On 10/19/2021 at about 17h15 users started complaining about performance. An invoice took 10 minutes to print, for example:
Around 19h30 CS contacted me, saying Production had been reporting they couldn’t complete jobs
Around 20h00 Epicor started returning a strange error “Ice.EULK.License”, which does not appear in any documentation, knowledge base or even google as far as I can see. As far as I know we’re all paid up to date on licensing and maintenance.
I was unable to access the license settings in Epicor Admin Console – each time I tried the application crashed.
I did the normal things which made no change (recycle app pool, restart task agent, etc)

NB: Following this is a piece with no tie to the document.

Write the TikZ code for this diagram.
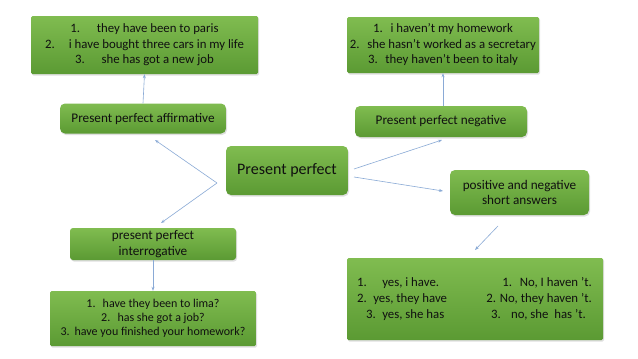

I noticed my PreProd application was frozen despite having no users, so deleted it and its DB
Epicor got slower and slower and finally wouldn’t open, neither on the server nor over RDS
Finally both the Windows servers were rebooted, and everything seemed fine
Next morning MRP took from 0100 to 0300 to start, usually takes 7 minutes
MRP took from about 0300 to 0700 to run, usually takes 40 minutes
Enterprise search indexing took 6 hours and then failed
What we’ve found so far
There was a massive data transfer to and from the Database server, ran at 300MB/second up until about 8h00, apparently both before and after the reboot. It seemed very cyclical as if something was failing and retrying, with about 2 minutes on and 2 minutes off, over and over.
Not sure when it started but it appears to be since about 17h00 on 10/19
We have not been able to find out why or where. Our DB server is behind a Meraki firewall with no ports open to the WAN. We have people using a few excel tools with read-only DB access, but they’re simple 1 or 2 table queries. Nobody is using API.
At 17h15 there was a Windows error that seems unrelated, google update couldn’t run. The only google anything on that server is chrome.
When I rebooted I got this:
Our DB is about 160 GB; transaction logs (Full recovery) usually are around 10 Gb and they exploded to 185 GB
The “Enterprise search” database seemed corrupted, and we couldn’t even get its properties. We dropped it and rebuilt it. It took 3 hours as normal. Around the 2-hour mark, a data transfer of 300-400 MB/sec occurred. We don’t have the equipment to see where. It stopped after about 45 minutes, pulsing as before.
Last night, MRP ran in 40 minutes, and search indexed in 3 hours with no errors.
Everything seems ok now; but what on earth?
In my mind things like this have to be:
- Somebody legitimately making DB calls (but that would usually be me, and nothing this big)
- Hardware failure (but everything checks out)
- theft (but building and network still appear secure, and why steal data in such a dumb way?)
- bitcoin mining (but then CPU would go nuts, and it didn’t)
- attempted denial of service (but from within the network?)
Some other malicious intent? I don’t know enough about this stuff.